**PROBLEM DETAILS**
Extract the lines of the material below, beginning with the first and ending with the line that holds "import plotly.graph_objects as go". Skip every picture.
+++
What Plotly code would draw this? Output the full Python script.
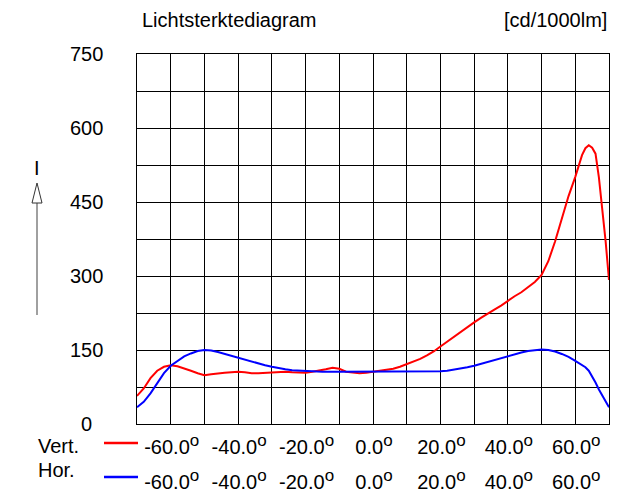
import plotly.graph_objects as go

# ---------------- data ----------------
angles_vert = [-70, -68, -66, -64, -62, -60, -58, -56, -54, -52, -50, -48, -46, -44, -42, -40,
               -38, -36, -34, -32, -30, -28, -26, -24, -22, -20, -18, -16, -14, -12, -10, -8,
               -6, -4, -2, 0, 2, 4, 6, 8, 10, 12, 14, 16, 18, 20, 22, 24, 26, 28, 30, 32, 34,
               36, 38, 40, 42, 44, 46, 48, 50, 52, 54, 56, 58, 60, 62, 63, 64, 65, 66, 67,
               68, 69, 70]
vert_cd = [57, 72, 93, 108, 116, 119, 117, 113, 108, 103, 99, 101, 103, 104, 105, 106,
           105, 103, 103, 104, 105, 106, 106, 105, 104, 104, 106, 108, 111, 114, 112, 106,
           104, 103, 104, 106, 107, 109, 112, 116, 121, 126, 132, 139, 147, 157, 167, 176,
           186, 196, 206, 215, 224, 232, 240, 250, 259, 267, 277, 288, 302, 330, 370, 418,
           462, 501, 545, 559, 565, 560, 548, 500, 440, 370, 292]

angles_hor = [-70, -68, -66, -64, -62, -60, -58, -56, -54, -52, -50, -48, -46, -44, -42, -40,
              -38, -36, -34, -32, -30, -28, -26, -24, -22, -20, -15, -10, -5, 0, 5, 10, 15,
              20, 22, 24, 26, 28, 30, 32, 34, 36, 38, 40, 42, 44, 46, 48, 50, 52, 54, 56,
              58, 60, 62, 63, 64, 65, 66, 67, 68, 69, 70]
hor_cd = [34, 45, 62, 83, 103, 118, 128, 137, 143, 148, 150, 149, 146, 142, 139, 135,
          131, 127, 123, 119, 116, 113, 111, 109, 108, 107, 106, 106, 106, 106, 106, 106, 106,
          107, 108, 110, 112, 115, 118, 122, 126, 130, 134, 138, 142, 145, 148, 150, 151, 150,
          147, 142, 136, 128, 120, 115, 108, 97, 84, 70, 57, 45, 34]

x_tick_vals = [-60, -40, -20, 0, 20, 40, 60]
x_tick_labels = ["-60.0", "-40.0", "-20.0", "0.0", "20.0", "40.0", "60.0"]
y_tick_vals = [0, 150, 300, 450, 600, 750]
y_tick_labels = ["0", "150", "300", "450", "600", "750"]

series_names = ["Vert.", "Hor."]
series_colors = ["#ff0000", "#0000ff"]

# ---------------- layout helpers ----------------
# The page body adds an 8px offset; the figure is sized to fill the rest of the window.
OFF = 8
W, H = 643 - OFF, 495 - OFF
L, R, T, B = 137 - OFF, 34, 54 - OFF, 0
PW = W - L - R
PH = H - T - B
FONT = "Liberation Sans, Arial, sans-serif"


def px(x):  # window pixel -> paper x
    return (x - OFF - L) / PW


def py(y):  # window pixel -> paper y
    return (H - B - (y - OFF)) / PH


deg = "<sup><span style='font-size:17px'>o</span></sup>"
tick_text = [t + deg for t in x_tick_labels]

fig = go.Figure()
fig.add_trace(go.Scatter(x=angles_vert, y=vert_cd, mode="lines", name=series_names[0],
                         line=dict(color=series_colors[0], width=2), xaxis="x", yaxis="y"))
fig.add_trace(go.Scatter(x=angles_hor, y=hor_cd, mode="lines", name=series_names[1],
                         line=dict(color=series_colors[1], width=2), xaxis="x2", yaxis="y"))

common_x = dict(range=[-70, 70], tickmode="array", tickvals=x_tick_vals, ticktext=tick_text,
                ticks="", tickfont=dict(family=FONT, size=20, color="black"),
                zeroline=False, automargin=False, fixedrange=True, ticklabelshift=1)

fig.update_layout(
    width=W, height=H,
    margin=dict(l=L, r=R, t=T, b=B, pad=0),
    paper_bgcolor="white", plot_bgcolor="white",
    showlegend=False,
    font=dict(family=FONT, size=20, color="black"),
    xaxis=dict(**common_x, anchor="y", showline=True, mirror=True, linecolor="black",
               linewidth=1, showgrid=True, gridcolor="black", gridwidth=1,
               minor=dict(dtick=10, tick0=-70, showgrid=True, gridcolor="black",
                          gridwidth=1, ticks=""),
               ticklabelstandoff=5),
    xaxis2=dict(**common_x, overlaying="x", anchor="free", position=py(466),
                showline=False, showgrid=False, ticklabelstandoff=2),
    yaxis=dict(range=[0, 750], domain=[py(424), 1], dtick=75, tick0=0, showgrid=True,
               gridcolor="black", gridwidth=1, showticklabels=False, ticks="",
               showline=True, mirror=True, linecolor="black", linewidth=1,
               zeroline=False, automargin=False, fixedrange=True),
)

annotations = []
for v, t in zip(y_tick_vals, y_tick_labels):
    annotations.append(dict(x=px(86), y=v, xref="paper", yref="y", text=t, showarrow=False,
                            xanchor="center", yanchor="middle",
                            font=dict(family=FONT, size=20, color="black")))
annotations.append(dict(x=px(141), y=py(OFF), xref="paper", yref="paper",
                        text="Lichtsterktediagram", showarrow=False, xanchor="left",
                        yanchor="top", borderpad=0,
                        font=dict(family=FONT, size=20, color="black")))
annotations.append(dict(x=px(608), y=py(OFF), xref="paper", yref="paper",
                        text="[cd/1000lm]", showarrow=False, xanchor="right",
                        yanchor="top", borderpad=0,
                        font=dict(family=FONT, size=20, color="black")))
annotations.append(dict(x=px(37), y=py(168), xref="paper", yref="paper", text="I",
                        showarrow=False, xanchor="center", yanchor="middle",
                        font=dict(family=FONT, size=20, color="black")))
for name, yy in zip(series_names, [446, 470]):
    annotations.append(dict(x=px(36), y=py(yy), xref="paper", yref="paper", text=name,
                            showarrow=False, xanchor="left", yanchor="middle",
                            font=dict(family=FONT, size=20, color="black")))
fig.update_layout(annotations=annotations)

shapes = []
# arrow shaft and hollow head
shapes.append(dict(type="line", xref="paper", yref="paper", x0=px(37), x1=px(37),
                   y0=py(315), y1=py(203), line=dict(color="#808080", width=1.5)))
shapes.append(dict(type="path", xref="paper", yref="paper",
                   path=f"M {px(32)},{py(203)} L {px(42)},{py(203)} L {px(37)},{py(183)} Z",
                   fillcolor="white", line=dict(color="#333333", width=1)))
# legend line samples
for c, yy in zip(series_colors, [443, 477]):
    shapes.append(dict(type="line", xref="paper", yref="paper", x0=px(104), x1=px(138),
                       y0=py(yy), y1=py(yy), line=dict(color=c, width=2.5)))
fig.update_layout(shapes=shapes)

fig.write_html("out.html")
+++
**THE REPLY**
What Plotly code would draw this? Output the full Python script.
import plotly.graph_objects as go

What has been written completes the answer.